The key issues for primary school heads and governors concern some of the following issues:
- Our schools are now generally very well resourced and we have a well-paid teaching profession (relative to European averages), but in comparison our attainment (and pupils’ attitudes) in reading is not as good as many EU countries. Why is this?
- Does the wider variety of routes into the teaching profession in the UK have any impact on educational standards?
- Does our structured curriculum provide exciting and appropriate learning opportunities for young pupils?
- Does the control and ownership of the curriculum have an impact on standards of attainment?

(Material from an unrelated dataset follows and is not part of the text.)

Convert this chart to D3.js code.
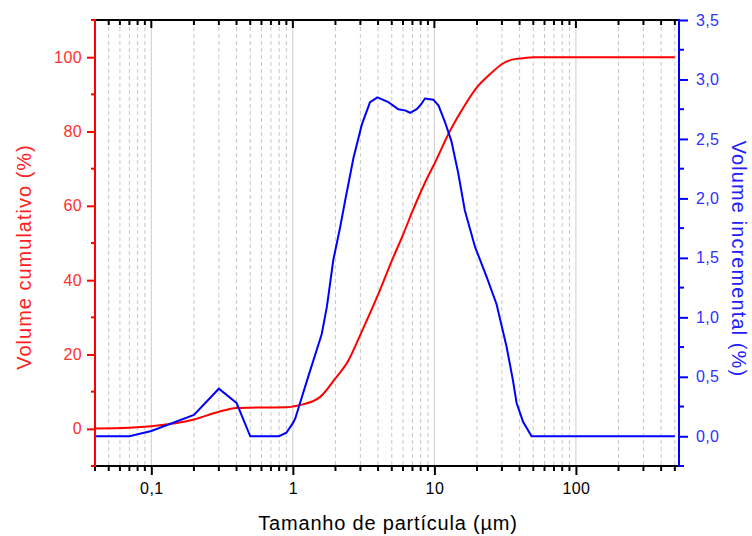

- Does the recent development of an Early Years Foundation Stage curriculum and its associated Foundation Stage Profile (with its measurement of attainment and overall local authority targets) have any long-term impact on pupils’ progress and learning and social development? Are measurable Foundation Stage Profiles compatible with a child centred and ‘readiness for school’ approach to early years learning? Has our system differentiated between childcare and structured early learning and where does the primary school fit into this system?
- Finally our system of starting formal school at the age of five is out of line with most of Europe and does not necessarily lead to higher standards.